イエスさまは言われます。「主人は、この不正な管理人の抜け目のないやり方をほめた。この世の子らは、自分の仲間に対して、光の子らよりも賢くふるまっている。そこで、わたしは言っておくが、不正にまみれた富(神さまから私たちを遠ざける富み、お金、財産)で友達を作りなさい。(この世のお金を使って、貧しい人に施しをしなさい。友達とは、貧しい人々、助けを求めている人々をいいます。)そうしておけば、金がなくなったとき(お金の価値がなくなった時、死を直前にした時)、あなたがたは永遠の住まいに迎え入れてもらえる。ごく小さな事に忠実な者は、大きな事にも忠実である。ごく小さな事に不忠実な者は、大きな事にも不忠実である。だから、不正(神さまから遠ざける機会、不正=不忠実)にまみれた富についてでも、忠実でなければ、だれがあなたがたに本当に価値あるもの(神さまの財産、天上の宝、弟子たちに対して神の言葉)を任せるだろうか。また、他人のものについて忠実でなければ、だれがあなたがたのもの(天の宝)を与えてくれるだろうか。」
私たちは、自分の弱さ、醜さ、限界を知っています。
神さまのみ心に背き、神さまに背中をむけ、神を神としないで、神以外のものを神として崇めしまっていることもあります。その状態を「罪」と言います。
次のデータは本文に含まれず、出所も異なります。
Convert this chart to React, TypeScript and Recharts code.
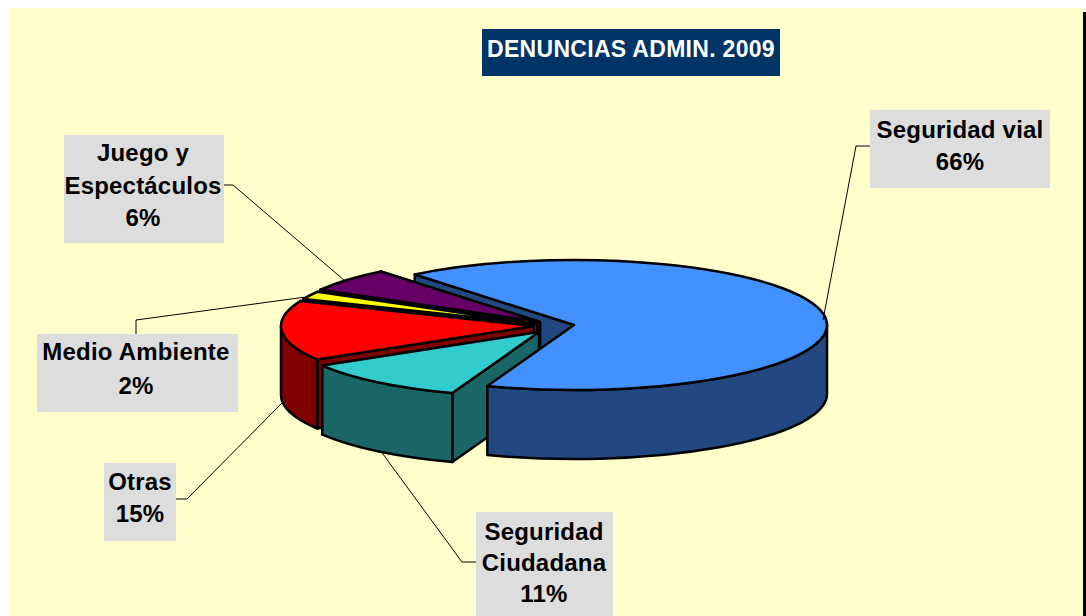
import React from 'react';
import { PieChart, Pie } from 'recharts';

// drawn back to front, with the big slice last because it sits in front of the teal wall
const categories = ['Juego y Espectáculos', 'Medio Ambiente', 'Otras', 'Seguridad Ciudadana', 'Seguridad vial'];
const values = [5.9, 2.0, 14.9, 10.8, 66.4];
const labelLines = [['Juego y', 'Espectáculos'], ['Medio Ambiente'], ['Otras'], ['Seguridad', 'Ciudadana'], ['Seguridad vial']];

const topColors = ['#660066', '#FFFF00', '#FF0000', '#33CCCC', '#4391FF'];
const sideColors = ['#330033', '#808000', '#800000', '#1A6666', '#21487F'];

const chartData = categories.map((name, i) => ({ name, value: values[i] }));

const RX = 253;
const RY = 65;
const DEPTH = 69;
const BIG_SLICE = 4;

// how far each slice is pulled out of the pie
const explode = [[0, -3], [-3, -1], [-6, 1], [-1, 7], [34, 0]];

const labelBoxes = [
  { x: 64, y: 135, w: 160, h: 108, cx: 143, base: 161, step: 32.5, line: '224,185 233,185 345,281' },
  { x: 37, y: 334, w: 201, h: 78, cx: 136, base: 360, step: 34, line: '136,334 136,320 306,297' },
  { x: 104, y: 463, w: 72, h: 78, cx: 140, base: 490, step: 32, line: '176,499 187,499 282,403' },
  { x: 476, y: 512, w: 137, h: 108, cx: 544, base: 540, step: 31, line: '476,562 462,562 380,450' },
  { x: 870, y: 110, w: 180, h: 78, cx: 960, base: 138, step: 32, line: '870,146 856,146 823,320' },
];

const FONT = '"Liberation Sans", Arial, sans-serif';

const sliceGeometry = (props: any) => {
  const i = categories.indexOf(props.name ?? props.payload?.name);
  const ox = props.cx + explode[i][0];
  const oy = props.cy + explode[i][1];
  const pt = (deg: number, down = 0) => {
    const r = (deg * Math.PI) / 180;
    return `${ox + RX * Math.cos(r)} ${oy - RY * Math.sin(r) + down}`;
  };
  return { i, ox, oy, pt };
};

// the part of a slice's rim that faces the viewer (lower half of the ellipse)
const frontRange = (a: number, b: number): [number, number] | null => {
  const lo = Math.min(a, b);
  const hi = Math.max(a, b);
  for (const base of [-180, 180]) {
    const from = Math.max(lo, base);
    const to = Math.min(hi, base + 180);
    if (to > from) return [from, to];
  }
  return null;
};

const sideStyle = (i: number) => ({
  fill: sideColors[i],
  stroke: '#000',
  strokeWidth: 2.5,
  strokeLinejoin: 'round' as const,
});

// the big slice's cut face has to stay behind the small slices
const BackFace = (props: any) => {
  const { i, ox, oy, pt } = sliceGeometry(props);
  if (i !== BIG_SLICE) return <g />;
  return <path d={`M${ox} ${oy}L${pt(props.endAngle)}L${pt(props.endAngle, DEPTH)}L${ox} ${oy + DEPTH}Z`} {...sideStyle(i)} />;
};

const SliceShape = (props: any) => {
  const { startAngle, endAngle } = props;
  const { i, ox, oy, pt } = sliceGeometry(props);
  const large = Math.abs(endAngle - startAngle) > 180 ? 1 : 0;
  const front = frontRange(startAngle, endAngle);
  return (
    <g>
      {i !== BIG_SLICE && (
        <>
          <path d={`M${ox} ${oy}L${pt(startAngle)}L${pt(startAngle, DEPTH)}L${ox} ${oy + DEPTH}Z`} {...sideStyle(i)} />
          <path d={`M${ox} ${oy}L${pt(endAngle)}L${pt(endAngle, DEPTH)}L${ox} ${oy + DEPTH}Z`} {...sideStyle(i)} />
        </>
      )}
      {front && (
        <path
          d={`M${pt(front[0])}A${RX} ${RY} 0 0 0 ${pt(front[1])}L${pt(front[1], DEPTH)}A${RX} ${RY} 0 0 1 ${pt(front[0], DEPTH)}Z`}
          {...sideStyle(i)}
        />
      )}
      <path
        d={`M${ox} ${oy}L${pt(startAngle)}A${RX} ${RY} 0 ${large} 0 ${pt(endAngle)}Z`}
        fill={topColors[i]}
        stroke="#000"
        strokeWidth={2.5}
        strokeLinejoin="round"
      />
    </g>
  );
};

const renderLabel = (props: any) => {
  const { index, percent } = props;
  const box = labelBoxes[index];
  const lines = [...labelLines[index], `${Math.round(percent * 100)}%`];
  return (
    <g key={index}>
      <polyline points={box.line} fill="none" stroke="#000" strokeWidth={1} />
      <rect x={box.x} y={box.y} width={box.w} height={box.h} fill="#DDDDDD" />
      {lines.map((t, k) => (
        <text
          key={t}
          x={box.cx}
          y={box.base + k * box.step}
          textAnchor="middle"
          fontFamily={FONT}
          fontWeight="bold"
          fontSize={24}
          letterSpacing={0.2}
          fill="#000"
        >
          {t}
        </text>
      ))}
    </g>
  );
};

export default function App() {
  return (
    <div style={{ position: 'fixed', left: 0, top: 0, width: 1086, height: 616, background: '#fff', overflow: 'hidden' }}>
      <div style={{ position: 'absolute', left: 10, top: 8, width: 1073, height: 608, background: '#FFFFCC' }} />
      <div style={{ position: 'absolute', left: 1083, top: 12, width: 3, height: 604, background: '#000' }} />
      <div
        style={{
          position: 'absolute',
          left: 482,
          top: 29,
          width: 298,
          height: 47,
          background: '#003366',
          color: '#fff',
          fontFamily: FONT,
          fontWeight: 'bold',
          fontSize: 23,
          letterSpacing: 0.3,
          lineHeight: '41px',
          textAlign: 'center',
          whiteSpace: 'nowrap',
        }}
      >
        DENUNCIAS ADMIN. 2009
      </div>
      <div style={{ position: 'absolute', left: 0, top: 0 }}>
        <PieChart width={1086} height={616} margin={{ top: 0, right: 0, bottom: 0, left: 0 }}>
          <Pie
            data={chartData}
            dataKey="value"
            nameKey="name"
            cx={540}
            cy={325}
            outerRadius={RX}
            startAngle={129}
            endAngle={489}
            isAnimationActive={false}
            shape={BackFace}
            labelLine={false}
          />
          <Pie
            data={chartData}
            dataKey="value"
            nameKey="name"
            cx={540}
            cy={325}
            outerRadius={RX}
            startAngle={129}
            endAngle={489}
            isAnimationActive={false}
            shape={SliceShape}
            label={renderLabel}
            labelLine={false}
          />
        </PieChart>
      </div>
    </div>
  );
}
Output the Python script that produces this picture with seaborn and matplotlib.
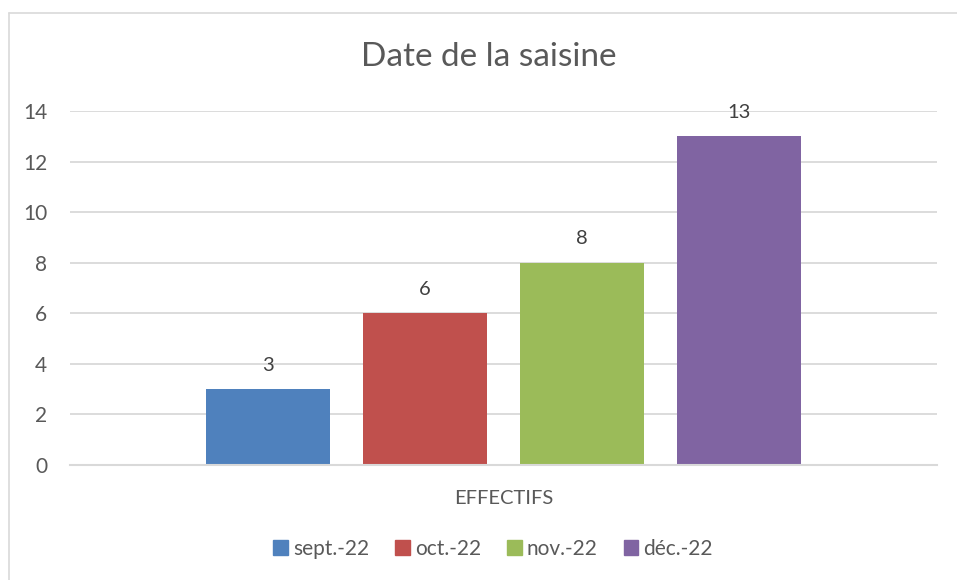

「あなたについて聞いていることがあるが、あなたの生き方はどうなっているのか。それでよいのか。報告を出しなさい。」「もう管理を任せておくわけにはいかない。』と言われるかも知れません。
私たちは、そのことを知っています。罪人だと自称しています。私たちの罪というのは、神さまの前に負債を積み上げているのと同じです。だからこそ、私たちは救いを求めてるのです。それでは、ほんとうに真剣に、救われることを求めているでしょうか。
今日の福音書は、誤解を招きそうな、イエスさまが語られたたとえですが、私たちに一人ひとりに語られた言葉として聴き、今、与えられている時を忠実に生きたいと思います。